On Tony Abbott, “missing” ministries and women

So, once again that drunken asshole “real life” has conspired to keep me away from blogging; perhaps it too finds this stuff intolerable. Whatever. Jerk.

This week, my Facebook feed has been populated by people losing their shit over a lot of nothing, then an oddly muted response to “something”.

So, let’s try and take a look at this with the benefit of reason. That’s the trouble with the leftist crowd; they have lots of heart and figure they can apportion the extra “caring” to the brain to use in lieu of thinking. Physician, heal thyself and all that.

Oh my fuck, there’s no Minister of Silly Walks! THEY HATE SILLY WALKERS!

The first exodus of common sense from public discourse was around the newly unveiled ministry. Abbott had stated his intent was to “clean up” the volume of ministerial appointments, consistent with his theme of.. um… consistency.

Accordingly, titles such as the Minister for <Issue> were wrapped up into broader portfolios. And people lost their most beloved shit. “He doesn’t care about issues,” they wailed, clutching a well-worn photo depicting loss and anguish to their bosom.  “He just wants people to suffer”.

OK, so despite asking people publicly and privately for examples of how these changes had lead to specific policy changes that supported these dire pronouncements, I haven’t seen a shred of evidence to date that the streamlined cabinet has negatively impacted anyone. It’s almost like the hyperbole was… completely unnecessary!

Far be it for me to suggest that maybe we should judge the government on how they govern.

Women’s representation

I’m not going glib on this one, because I think it’s a serious topic. There’s two parts, so I’ll address them separately.

1) Women in the cabinet – merit v quotas

So we’re clear, I really want a gender and race blind Australia. There’s no viable basis for discrimination based on arbitrary factors and let’s face it, on honest metrics women are outperforming us white hetero males substantially. Using low tactics to keep women away from positions of leadership and authority is pitiful.

So, having said that, I agree in principle with Bronwyn Bishop’s sentiment that equality, achieved through quotas and not “merit”, is simple institutionalised discrimination. And, ugly paternalism – white men need to give women something they can’t have on their own.

However… However… I doubt the implementation side of this. Abbott lamented a ‘disappointing’ lack of women on the front benches, suggesting though that they were ‘knocking at the door’. Bronwyn Bishop defended this saying that promotion was on merit alone. And if we were being objective, which is less fun than a tired and I suspect inaccurate charge of misogyny, we would suggest the cabinet reflects the government’s promise (and mandate) to be “stable”.

Except, I doubt there are not talented and experienced women who could have taken these roles. So whilst the theoretical high ground belongs to the Coalition over Labor, the practical ground – which is more meaningful – is firmly Labor’s. And, whilst the six ministers promoted by Gillard from 2010 (of which how many stood down with her? :)) were done so to fill a quota, they were highly competent and engaged women and I hope some of them get Labor leader or deputy leader positions.

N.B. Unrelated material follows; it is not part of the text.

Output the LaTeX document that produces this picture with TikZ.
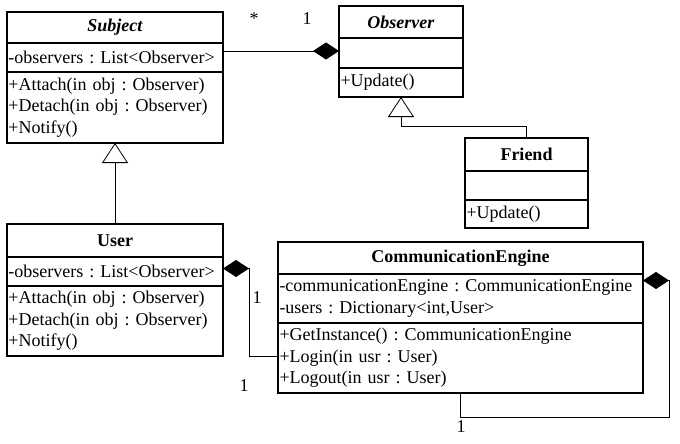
\documentclass[tikz,border=0pt]{standalone}
\usepackage{fontspec}
\setmainfont{Liberation Serif}
\usetikzlibrary{positioning,arrows.meta}
\frenchspacing

\tikzset{
  uml/.style={font=\fontsize{18}{21.5}\selectfont},
  ctitle/.style={uml, draw, line width=1.2pt, outer sep=0pt, inner sep=0pt, font=\fontsize{18}{21.5}\selectfont\bfseries},
  cpart/.style={uml, draw, line width=1.2pt, outer sep=0pt, inner xsep=1.5pt, inner ysep=0pt, align=left},
  comp/.style={line width=0.8pt, -{Diamond[length=26pt,width=17pt]}},
  gen/.style={line width=0.8pt, -{Triangle[open,length=20pt,width=26pt]}},
  mult/.style={uml}
}

\begin{document}
\begin{tikzpicture}[x=1pt, y=-1pt]
\useasboundingbox (0,0) rectangle (680,444);

% Subject
\node[ctitle, anchor=north west, minimum width=216pt, minimum height=31pt] (sj-t) at (7,12) {\textit{Subject}};
\node[cpart, text width=213pt, minimum height=29pt, below=0pt of sj-t] (sj-a) {-observers : List<Observer>};
\node[cpart, text width=213pt, minimum height=71pt, below=0pt of sj-a] (sj-m) {+Attach(in obj : Observer)\\+Detach(in obj : Observer)\\+Notify()};

% Observer
\node[ctitle, anchor=north west, minimum width=124pt, minimum height=32pt] (ob-t) at (339,6) {\textit{Observer}};
\node[cpart, text width=121pt, minimum height=30pt, below=0pt of ob-t] (ob-a) {};
\node[cpart, text width=121pt, minimum height=29pt, below=0pt of ob-a] (ob-m) {+Update()};

% Friend
\node[ctitle, anchor=north west, minimum width=123pt, minimum height=33pt] (fr-t) at (465,138) {Friend};
\node[cpart, text width=120pt, minimum height=29pt, below=0pt of fr-t] (fr-a) {};
\node[cpart, text width=120pt, minimum height=28pt, below=0pt of fr-a] (fr-m) {+Update()};

% User
\node[ctitle, anchor=north west, minimum width=216pt, minimum height=33pt] (us-t) at (7,224) {User};
\node[cpart, text width=213pt, minimum height=29pt, below=0pt of us-t] (us-a) {-observers : List<Observer>};
\node[cpart, text width=213pt, minimum height=70pt, below=0pt of us-a] (us-m) {+Attach(in obj : Observer)\\+Detach(in obj : Observer)\\+Notify()};

% CommunicationEngine
\node[ctitle, anchor=north west, minimum width=365pt, minimum height=32pt] (ce-t) at (278,242) {CommunicationEngine};
\node[cpart, text width=362pt, minimum height=49pt, below=0pt of ce-t] (ce-a) {-communicationEngine : CommunicationEngine\\-users : Dictionary<int,User>};
\node[cpart, text width=362pt, minimum height=70pt, below=0pt of ce-a] (ce-m) {+GetInstance() : CommunicationEngine\\+Login(in usr : User)\\+Logout(in usr : User)};

% associations
\draw[comp] (sj-a.east |- ob-a.west) ++(0,-2) coordinate (sj-o) -- ([yshift=2pt]ob-a.west);
\draw[gen] (fr-t.north) |- ([yshift=-29pt]ob-m.south) -- (ob-m.south);
\draw[gen] (us-t.north) -- (sj-m.south);

\coordinate (us-d) at ([yshift=3pt]us-a.east);
\draw[comp] ([yshift=2pt]ce-m.west) -| ([xshift=26pt]us-d) -- (us-d);

\coordinate (ce-d) at ([yshift=18pt]ce-a.east);
\draw[comp] (ce-m.south) -- ([yshift=-24pt]ce-m.south) -| ([xshift=26pt]ce-d) -- (ce-d);

% multiplicities
\node[mult, anchor=base] (m-star) at (254,25) {*};
\node[mult, anchor=base] (m-ob) at (307,25) {1};
\node[mult] (m-us) at (257,298) {1};
\node[mult] (m-ce) at (244,386) {1};
\node[mult] (m-self) at (461,427) {1};

\end{tikzpicture}
\end{document}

(Of course, if they elect Anthony Albanese, he’ll be a Simon Crean for this decade).

The Coalition had better consider a ministerial shuffle in the 2nd year.

2) Tony Abbott as “women’s minister”.

What a load of arse. Responsibility for women’s issues sat with PM&C (Department of Prime Minister and Cabinet; don’t underestimate a former public servant’s capacity to drop acronyms like… an acronym dropper) before being moved out in 2004. Plus, the Coalition’s pre-election briefing material advised that they would do this, so that women’s issues were not seen, or aligned with, welfare issues:

Whilst the current location of the Office for Women in the Department of Family and Housing, Community Services and Indigenous Affairs provides an important link with the services and support provided by that Department, it risks marginalising the Women’s portfolio as simply a welfare concern.

I’m sorry but that’s actually not a bad idea. And the person with responsibility for women’s affairs isn’t Tony Abbott, it’s Sen. Michaela Cash of Western Australia. She should be in the ministry, I grant that but this is too factual and not juicy enough for impassioned, vapid leftists to rally behind as typical gross injustice. Won’t somebody please think of the children!

I would have liked to have seen science aligned with industry and digital economy, so that we could start to lead the world in alternative energy. I’d like to see a women’s portfolio that assumes most women are bright and don’t need white men to gift them advantage, and that inspires a future generation to enter politics. I’ll reserve judgement until we have results to review and assess.

People need to stop losing their shit over stuff they wish Abbott would do so they can hiss the villain. He may well preside over a cockup of biblical proportions; or he may confound expectation and deliver solid governance. My point is, you should judge the government on their governance, and not before they’ve had a fortnight in the job.